Светлый фон

— Я люблю её, — произнёс я последнее, что оставалось. Произнёс впервые в жизни со всей полнотой и осознанностью своего чувства.

— Штэфан, послушайте, — придвинулась она ближе и заключила мою ладонь меж своих. По-моему, данный жест свидетельствует о том, что у врача для тебя явно плохие новости. Затем Жюльет стала говорить, что понимает мои «душевные терзания», но, к сожалению, Дэниэль я не увижу, поэтому будет лучше, если я вернусь в Германию.

— Вы тоже знаете, как для меня будет лучше? Жюльет, я могу называть вас Жюльет? — Она утвердительно кивнула. — Всё, чего я хочу — получить объяснения от самой Эли, потому как из тех строчек, что она наскребла на клочке бумаги, я ни черта не понял. Никто не может дать мне её номер, словно это что-то противозаконное.

— Штэфан, — крепче сдавила она ладонь, когда мой голос начал срываться на крик. — Это просьба Лэли́. Дэниэль, — тут же поправила она себя. Сколько ещё вариаций её имени мне предстоит услышать? Но эта Лэли́ сейчас была для меня незнакомкой, кем-то чужим и жестоким. Кем-то, кого я не встречал раньше.
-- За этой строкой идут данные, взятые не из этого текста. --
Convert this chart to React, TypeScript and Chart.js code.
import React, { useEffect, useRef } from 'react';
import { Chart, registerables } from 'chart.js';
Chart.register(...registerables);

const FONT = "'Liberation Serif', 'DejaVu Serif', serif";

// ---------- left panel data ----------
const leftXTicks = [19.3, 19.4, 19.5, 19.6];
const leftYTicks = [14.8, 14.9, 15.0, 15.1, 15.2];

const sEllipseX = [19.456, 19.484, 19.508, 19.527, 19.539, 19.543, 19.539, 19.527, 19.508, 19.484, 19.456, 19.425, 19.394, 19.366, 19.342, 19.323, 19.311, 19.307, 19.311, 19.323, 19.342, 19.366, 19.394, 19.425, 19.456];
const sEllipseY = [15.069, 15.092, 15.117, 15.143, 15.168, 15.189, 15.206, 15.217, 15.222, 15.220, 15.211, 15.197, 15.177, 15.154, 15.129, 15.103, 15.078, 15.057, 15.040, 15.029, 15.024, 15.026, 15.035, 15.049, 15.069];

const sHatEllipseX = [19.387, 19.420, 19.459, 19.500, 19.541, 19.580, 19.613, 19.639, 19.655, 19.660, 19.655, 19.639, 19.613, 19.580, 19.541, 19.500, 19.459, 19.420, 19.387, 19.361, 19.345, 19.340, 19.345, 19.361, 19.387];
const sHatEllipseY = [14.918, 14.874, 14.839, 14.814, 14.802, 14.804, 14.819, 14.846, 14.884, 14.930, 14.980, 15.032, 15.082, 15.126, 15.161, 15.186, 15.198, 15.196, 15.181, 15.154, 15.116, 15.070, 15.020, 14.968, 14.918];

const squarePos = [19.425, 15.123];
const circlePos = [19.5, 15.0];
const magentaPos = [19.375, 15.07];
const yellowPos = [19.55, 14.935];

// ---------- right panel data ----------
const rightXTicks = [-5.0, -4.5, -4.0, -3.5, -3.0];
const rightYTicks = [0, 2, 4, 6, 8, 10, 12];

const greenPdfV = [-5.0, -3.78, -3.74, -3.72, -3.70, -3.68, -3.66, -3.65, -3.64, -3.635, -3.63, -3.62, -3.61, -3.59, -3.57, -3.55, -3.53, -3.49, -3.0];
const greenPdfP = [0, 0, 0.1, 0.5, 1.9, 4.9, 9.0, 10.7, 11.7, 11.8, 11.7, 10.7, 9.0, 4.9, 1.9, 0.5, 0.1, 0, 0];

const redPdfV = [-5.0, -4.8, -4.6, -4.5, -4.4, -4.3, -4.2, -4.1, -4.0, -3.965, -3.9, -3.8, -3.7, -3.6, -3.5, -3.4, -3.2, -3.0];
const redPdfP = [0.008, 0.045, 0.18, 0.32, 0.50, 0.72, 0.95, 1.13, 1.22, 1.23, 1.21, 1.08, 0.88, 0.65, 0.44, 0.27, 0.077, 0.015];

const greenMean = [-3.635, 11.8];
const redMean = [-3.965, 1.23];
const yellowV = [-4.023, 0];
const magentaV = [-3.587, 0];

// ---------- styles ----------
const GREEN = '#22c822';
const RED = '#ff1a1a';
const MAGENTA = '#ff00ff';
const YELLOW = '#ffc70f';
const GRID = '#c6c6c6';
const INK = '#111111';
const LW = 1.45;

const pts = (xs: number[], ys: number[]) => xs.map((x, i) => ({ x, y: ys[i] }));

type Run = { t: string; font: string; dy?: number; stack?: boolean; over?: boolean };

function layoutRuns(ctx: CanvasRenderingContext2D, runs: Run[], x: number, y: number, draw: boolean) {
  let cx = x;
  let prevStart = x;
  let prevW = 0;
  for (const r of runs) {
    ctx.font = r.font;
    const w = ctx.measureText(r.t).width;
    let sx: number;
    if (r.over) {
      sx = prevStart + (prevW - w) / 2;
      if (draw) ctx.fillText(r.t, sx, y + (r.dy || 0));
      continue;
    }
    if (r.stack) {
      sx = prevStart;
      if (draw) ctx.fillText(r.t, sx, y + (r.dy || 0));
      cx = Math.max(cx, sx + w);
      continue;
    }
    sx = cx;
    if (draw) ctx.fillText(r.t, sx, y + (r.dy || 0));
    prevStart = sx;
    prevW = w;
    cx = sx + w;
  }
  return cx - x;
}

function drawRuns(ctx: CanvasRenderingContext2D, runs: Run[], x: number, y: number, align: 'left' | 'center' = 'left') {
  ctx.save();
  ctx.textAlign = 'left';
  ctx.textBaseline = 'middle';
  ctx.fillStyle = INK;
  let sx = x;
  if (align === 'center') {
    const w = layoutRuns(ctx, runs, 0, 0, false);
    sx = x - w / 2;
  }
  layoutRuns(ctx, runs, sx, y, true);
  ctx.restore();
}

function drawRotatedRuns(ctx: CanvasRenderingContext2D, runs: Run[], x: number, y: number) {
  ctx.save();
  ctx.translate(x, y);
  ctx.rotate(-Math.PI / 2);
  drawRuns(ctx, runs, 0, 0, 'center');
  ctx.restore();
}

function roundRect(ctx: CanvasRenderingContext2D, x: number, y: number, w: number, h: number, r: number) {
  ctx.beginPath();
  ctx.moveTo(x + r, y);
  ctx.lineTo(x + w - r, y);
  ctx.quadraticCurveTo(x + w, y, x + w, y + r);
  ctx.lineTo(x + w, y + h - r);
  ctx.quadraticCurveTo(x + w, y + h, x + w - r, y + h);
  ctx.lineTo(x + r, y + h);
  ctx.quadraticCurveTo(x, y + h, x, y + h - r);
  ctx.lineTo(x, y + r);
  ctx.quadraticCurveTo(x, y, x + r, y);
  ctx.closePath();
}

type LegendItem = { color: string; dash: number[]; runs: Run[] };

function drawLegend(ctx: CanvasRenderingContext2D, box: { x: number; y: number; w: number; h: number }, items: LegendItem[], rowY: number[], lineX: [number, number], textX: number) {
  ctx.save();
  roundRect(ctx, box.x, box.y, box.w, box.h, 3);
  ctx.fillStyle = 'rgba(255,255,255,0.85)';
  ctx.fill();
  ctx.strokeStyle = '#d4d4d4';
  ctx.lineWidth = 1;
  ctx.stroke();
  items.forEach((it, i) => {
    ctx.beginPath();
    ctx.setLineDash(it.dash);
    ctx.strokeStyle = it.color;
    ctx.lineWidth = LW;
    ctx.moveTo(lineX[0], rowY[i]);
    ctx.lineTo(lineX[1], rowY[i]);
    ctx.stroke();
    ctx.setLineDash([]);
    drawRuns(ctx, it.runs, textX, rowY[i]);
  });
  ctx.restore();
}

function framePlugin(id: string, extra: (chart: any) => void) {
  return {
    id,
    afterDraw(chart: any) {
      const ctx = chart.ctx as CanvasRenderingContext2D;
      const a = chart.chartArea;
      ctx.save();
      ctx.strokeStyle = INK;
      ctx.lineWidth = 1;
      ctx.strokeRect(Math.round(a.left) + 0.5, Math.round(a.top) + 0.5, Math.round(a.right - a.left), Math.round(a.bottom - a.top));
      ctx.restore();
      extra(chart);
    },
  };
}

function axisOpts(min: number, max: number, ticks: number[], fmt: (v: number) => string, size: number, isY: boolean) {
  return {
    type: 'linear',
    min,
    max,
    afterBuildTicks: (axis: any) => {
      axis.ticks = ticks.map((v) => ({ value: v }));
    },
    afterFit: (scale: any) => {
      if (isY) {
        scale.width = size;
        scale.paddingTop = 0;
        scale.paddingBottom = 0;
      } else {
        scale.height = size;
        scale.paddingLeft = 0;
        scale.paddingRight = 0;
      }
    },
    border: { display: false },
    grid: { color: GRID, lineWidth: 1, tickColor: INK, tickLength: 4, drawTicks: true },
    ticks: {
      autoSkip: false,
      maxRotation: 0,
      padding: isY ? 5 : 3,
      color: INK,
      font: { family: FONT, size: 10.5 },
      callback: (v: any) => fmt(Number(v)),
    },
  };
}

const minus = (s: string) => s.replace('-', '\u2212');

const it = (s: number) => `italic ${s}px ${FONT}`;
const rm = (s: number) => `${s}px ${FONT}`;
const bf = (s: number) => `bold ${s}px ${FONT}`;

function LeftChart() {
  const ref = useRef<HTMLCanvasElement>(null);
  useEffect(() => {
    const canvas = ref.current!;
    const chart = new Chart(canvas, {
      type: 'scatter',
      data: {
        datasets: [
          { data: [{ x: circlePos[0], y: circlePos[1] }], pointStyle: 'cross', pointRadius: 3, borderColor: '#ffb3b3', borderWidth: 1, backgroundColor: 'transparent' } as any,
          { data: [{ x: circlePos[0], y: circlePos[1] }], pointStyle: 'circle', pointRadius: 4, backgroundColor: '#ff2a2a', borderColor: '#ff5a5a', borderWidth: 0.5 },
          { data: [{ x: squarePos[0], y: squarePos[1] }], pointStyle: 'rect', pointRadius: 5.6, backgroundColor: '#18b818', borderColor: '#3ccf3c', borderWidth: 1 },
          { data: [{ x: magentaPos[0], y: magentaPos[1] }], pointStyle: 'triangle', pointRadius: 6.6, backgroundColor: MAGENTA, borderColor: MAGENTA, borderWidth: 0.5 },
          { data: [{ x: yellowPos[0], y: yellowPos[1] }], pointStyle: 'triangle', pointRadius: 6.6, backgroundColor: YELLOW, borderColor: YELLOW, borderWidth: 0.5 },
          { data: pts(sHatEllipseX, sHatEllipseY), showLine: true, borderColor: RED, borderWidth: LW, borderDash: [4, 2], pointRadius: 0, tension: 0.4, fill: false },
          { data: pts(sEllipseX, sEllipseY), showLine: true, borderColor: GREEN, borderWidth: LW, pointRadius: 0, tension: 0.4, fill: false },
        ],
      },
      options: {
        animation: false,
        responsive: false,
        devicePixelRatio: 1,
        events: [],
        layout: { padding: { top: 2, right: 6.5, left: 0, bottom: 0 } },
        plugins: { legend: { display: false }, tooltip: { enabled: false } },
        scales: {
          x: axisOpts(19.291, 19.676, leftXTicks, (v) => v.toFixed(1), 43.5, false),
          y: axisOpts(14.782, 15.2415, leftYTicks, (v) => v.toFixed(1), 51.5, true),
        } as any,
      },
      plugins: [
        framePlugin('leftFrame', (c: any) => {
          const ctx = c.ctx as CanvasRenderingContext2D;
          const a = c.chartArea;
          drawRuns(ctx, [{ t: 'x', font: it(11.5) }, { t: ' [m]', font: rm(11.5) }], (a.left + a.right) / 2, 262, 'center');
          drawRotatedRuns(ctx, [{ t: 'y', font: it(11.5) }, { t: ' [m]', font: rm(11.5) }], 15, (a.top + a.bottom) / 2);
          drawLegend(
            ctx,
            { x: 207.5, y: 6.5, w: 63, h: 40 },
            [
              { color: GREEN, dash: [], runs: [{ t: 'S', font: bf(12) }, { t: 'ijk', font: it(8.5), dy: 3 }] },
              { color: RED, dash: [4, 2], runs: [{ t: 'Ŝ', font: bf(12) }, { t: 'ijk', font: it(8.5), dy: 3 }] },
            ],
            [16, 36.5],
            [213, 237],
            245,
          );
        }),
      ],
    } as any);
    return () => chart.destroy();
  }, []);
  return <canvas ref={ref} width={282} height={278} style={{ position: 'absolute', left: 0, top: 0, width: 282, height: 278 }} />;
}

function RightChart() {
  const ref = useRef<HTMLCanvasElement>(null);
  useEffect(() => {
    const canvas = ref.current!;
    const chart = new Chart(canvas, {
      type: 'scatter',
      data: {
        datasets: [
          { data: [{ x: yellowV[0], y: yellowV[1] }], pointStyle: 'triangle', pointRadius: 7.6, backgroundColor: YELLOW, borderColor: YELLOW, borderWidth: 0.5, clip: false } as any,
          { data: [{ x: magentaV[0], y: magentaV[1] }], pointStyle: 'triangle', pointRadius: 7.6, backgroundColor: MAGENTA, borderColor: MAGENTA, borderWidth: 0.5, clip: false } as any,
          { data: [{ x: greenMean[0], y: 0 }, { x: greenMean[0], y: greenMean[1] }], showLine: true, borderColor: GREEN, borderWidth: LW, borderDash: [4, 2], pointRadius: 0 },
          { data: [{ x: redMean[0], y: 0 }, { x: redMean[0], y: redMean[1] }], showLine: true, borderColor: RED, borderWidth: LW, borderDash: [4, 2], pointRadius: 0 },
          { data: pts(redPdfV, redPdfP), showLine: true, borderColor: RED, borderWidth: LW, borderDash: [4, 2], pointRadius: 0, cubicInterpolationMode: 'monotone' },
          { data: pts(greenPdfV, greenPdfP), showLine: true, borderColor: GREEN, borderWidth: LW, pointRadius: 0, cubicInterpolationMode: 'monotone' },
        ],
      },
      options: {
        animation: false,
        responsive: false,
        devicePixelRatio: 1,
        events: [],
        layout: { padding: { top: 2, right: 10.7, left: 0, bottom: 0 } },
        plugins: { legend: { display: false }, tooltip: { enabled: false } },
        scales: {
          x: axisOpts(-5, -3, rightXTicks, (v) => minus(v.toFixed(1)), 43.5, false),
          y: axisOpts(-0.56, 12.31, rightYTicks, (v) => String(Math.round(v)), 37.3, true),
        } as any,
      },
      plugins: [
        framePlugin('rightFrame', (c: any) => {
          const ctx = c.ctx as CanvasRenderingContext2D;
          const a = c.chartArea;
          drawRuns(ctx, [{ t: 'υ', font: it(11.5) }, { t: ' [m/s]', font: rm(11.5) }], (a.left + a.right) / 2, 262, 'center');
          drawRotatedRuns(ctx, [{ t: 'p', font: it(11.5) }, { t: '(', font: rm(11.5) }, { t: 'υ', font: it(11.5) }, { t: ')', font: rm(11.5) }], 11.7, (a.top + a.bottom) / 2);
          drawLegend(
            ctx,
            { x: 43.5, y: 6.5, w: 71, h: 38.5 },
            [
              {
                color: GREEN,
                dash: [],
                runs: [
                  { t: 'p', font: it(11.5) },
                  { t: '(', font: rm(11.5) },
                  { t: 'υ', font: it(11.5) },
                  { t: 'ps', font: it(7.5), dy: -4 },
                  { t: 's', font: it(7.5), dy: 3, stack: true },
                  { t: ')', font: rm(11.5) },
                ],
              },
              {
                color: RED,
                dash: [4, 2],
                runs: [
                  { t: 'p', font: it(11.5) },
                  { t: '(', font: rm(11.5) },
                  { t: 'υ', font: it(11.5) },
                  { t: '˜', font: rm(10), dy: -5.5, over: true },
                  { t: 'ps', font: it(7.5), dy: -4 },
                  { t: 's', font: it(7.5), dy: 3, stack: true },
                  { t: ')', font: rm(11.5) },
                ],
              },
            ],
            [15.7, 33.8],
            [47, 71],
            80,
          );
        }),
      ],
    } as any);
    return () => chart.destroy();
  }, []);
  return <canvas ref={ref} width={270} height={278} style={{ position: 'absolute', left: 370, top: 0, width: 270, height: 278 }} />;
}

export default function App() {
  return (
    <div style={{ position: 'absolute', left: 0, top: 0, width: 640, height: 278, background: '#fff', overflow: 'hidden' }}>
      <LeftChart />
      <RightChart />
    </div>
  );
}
— Просьба?! Это её просьба… — уже невротически смеялся я. — Вы знаете свою дочь, как никто другой, так назовите же, пожалуйста, причину, что кроется за этой просьбой. — И Жюльет заговорила о моей профессии, выставив её в таком отвратительно грязном свете, что в довершение столь рассудительной речи не хватало лишь какого-нибудь помпезного кокаиново-героинового салютного залпа. Специально по случаю встречи с ней я нацепил пиджак, повязал галстук и побрился. Я приложил все возможные усилия, дабы после знакомства с матерью Эли у той сложилось обо мне хорошее мнение. И вдруг я слышу — всему виной музыка (хотя Жюльет производила впечатление здравомыслящей женщины, лишённой предрассудков и стереотипного мышления). — Вы мне сейчас лжёте, ведь так? — спросил я. И она подтвердила мою догадку коротким кивком, сказав, что без объяснений я бы не уехал. Но я возразил. — Вы же понимаете, я не уеду, пока не увижусь с Эли. — И тогда Жюльет стала промывать мне мозги этой психологической чушью (которой я уже по горло был сыт), говорить о том, как сложно Эли переживала наш (наш!) разрыв.
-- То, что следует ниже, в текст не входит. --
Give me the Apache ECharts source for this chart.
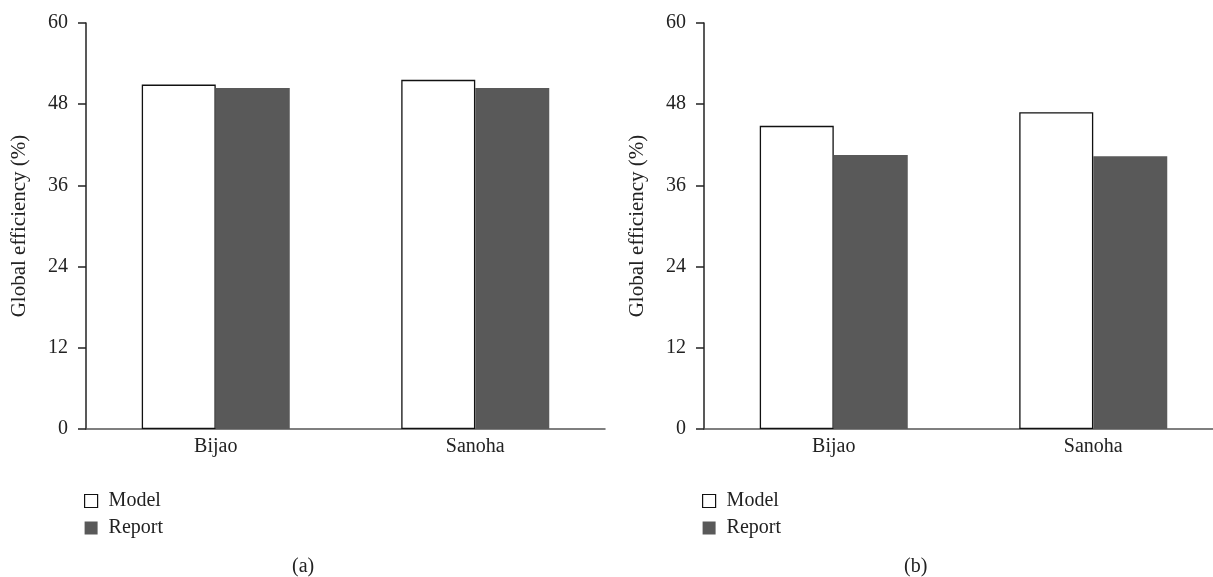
<!DOCTYPE html>
<html>
<head>
<meta charset="utf-8">
<script src="https://cdn.jsdelivr.net/npm/echarts@6/dist/echarts.min.js"></script>
<style>html,body{margin:0;padding:0;background:#fff;}#c{width:1213px;height:577px;}</style>
</head>
<body>
<div id="c"></div>
<script>
const categories = ['Bijao', 'Sanoha'];
const modelA = [50.9, 51.6];
const reportA = [50.4, 50.4];
const modelB = [44.8, 46.8];
const reportB = [40.5, 40.3];
const yTicks = [0, 12, 24, 36, 48, 60];
const panelLabels = ['(a)', '(b)'];

const FONT = 'Liberation Serif';
const chart = echarts.init(document.getElementById('c'), null, {renderer: 'canvas'});

function xAxis(i) {
  return {
    type: 'category', gridIndex: i, data: categories,
    axisLine: {show: true, lineStyle: {color: '#555', width: 1.5}},
    axisTick: {show: false},
    axisLabel: {color: '#222', fontFamily: FONT, fontSize: 20, margin: 8}
  };
}
function yAxis(i) {
  return {
    type: 'value', gridIndex: i, min: yTicks[0], max: yTicks[yTicks.length - 1], interval: 12,
    name: 'Global efficiency (%)', nameLocation: 'middle', nameGap: 56,
    nameTextStyle: {color: '#222', fontFamily: FONT, fontSize: 21},
    axisLine: {show: true, lineStyle: {color: '#222', width: 1.5}},
    axisTick: {show: true, inside: false, length: 8, lineStyle: {color: '#222', width: 1.5}},
    axisLabel: {color: '#222', fontFamily: FONT, fontSize: 20, margin: 18},
    splitLine: {show: false}
  };
}
const modelStyle = {color: '#ffffff', borderColor: '#111', borderWidth: 1.3};
const reportStyle = {color: '#595959'};
function series(name, data, i, style) {
  return {
    name: name, type: 'bar', xAxisIndex: i, yAxisIndex: i, data: data,
    barWidth: 74, barGap: '0%', itemStyle: style, silent: true, animation: false
  };
}
function legend(left) {
  return {
    orient: 'vertical', left: left, top: 491, padding: 0, itemWidth: 13, itemHeight: 13, itemGap: 7,
    icon: 'rect', selectedMode: false,
    textStyle: {color: '#222', fontFamily: FONT, fontSize: 20, padding: [0, 0, 0, 6]},
    data: [
      {name: 'Model', itemStyle: {color: '#fff', borderColor: '#111', borderWidth: 1.2}},
      {name: 'Report', itemStyle: {color: '#595959', borderWidth: 0}}
    ]
  };
}

chart.setOption({
  backgroundColor: '#fff',
  animation: false,
  grid: [
    {left: 86, top: 23, width: 519, height: 406, outerBoundsMode: 'none'},
    {left: 704, top: 23, width: 519, height: 406, outerBoundsMode: 'none'}
  ],
  xAxis: [xAxis(0), xAxis(1)],
  yAxis: [yAxis(0), yAxis(1)],
  legend: [legend(84), legend(702)],
  series: [
    series('Model', modelA, 0, modelStyle),
    series('Report', reportA, 0, reportStyle),
    series('Model', modelB, 1, modelStyle),
    series('Report', reportB, 1, reportStyle)
  ],
  graphic: [
    {type: 'text', left: 292, top: 557, style: {text: panelLabels[0], fill: '#222', font: '20px "Liberation Serif"'}},
    {type: 'text', left: 904, top: 557, style: {text: panelLabels[1], fill: '#222', font: '20px "Liberation Serif"'}}
  ]
});
</script>
</body>
</html>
— Я ничего не сообщала ей ни о вашем звонке, ни о том, что вы её ищете. Не хочу, чтобы она… Ей ни к чему… — всё пыталась она подобрать подходящее слово, хотя в моей голове вертелось — «стресс». Значит, вдобавок ко всему, я теперь ещё и причина её стресса.

Мы ещё какое-то время просидели в ординаторской, но ничего нового я так и не услышал — Эли я не увижу, потому что это «её решение». Что за маленький Гитлер в юбке, которому все так беспрекословно подчиняются?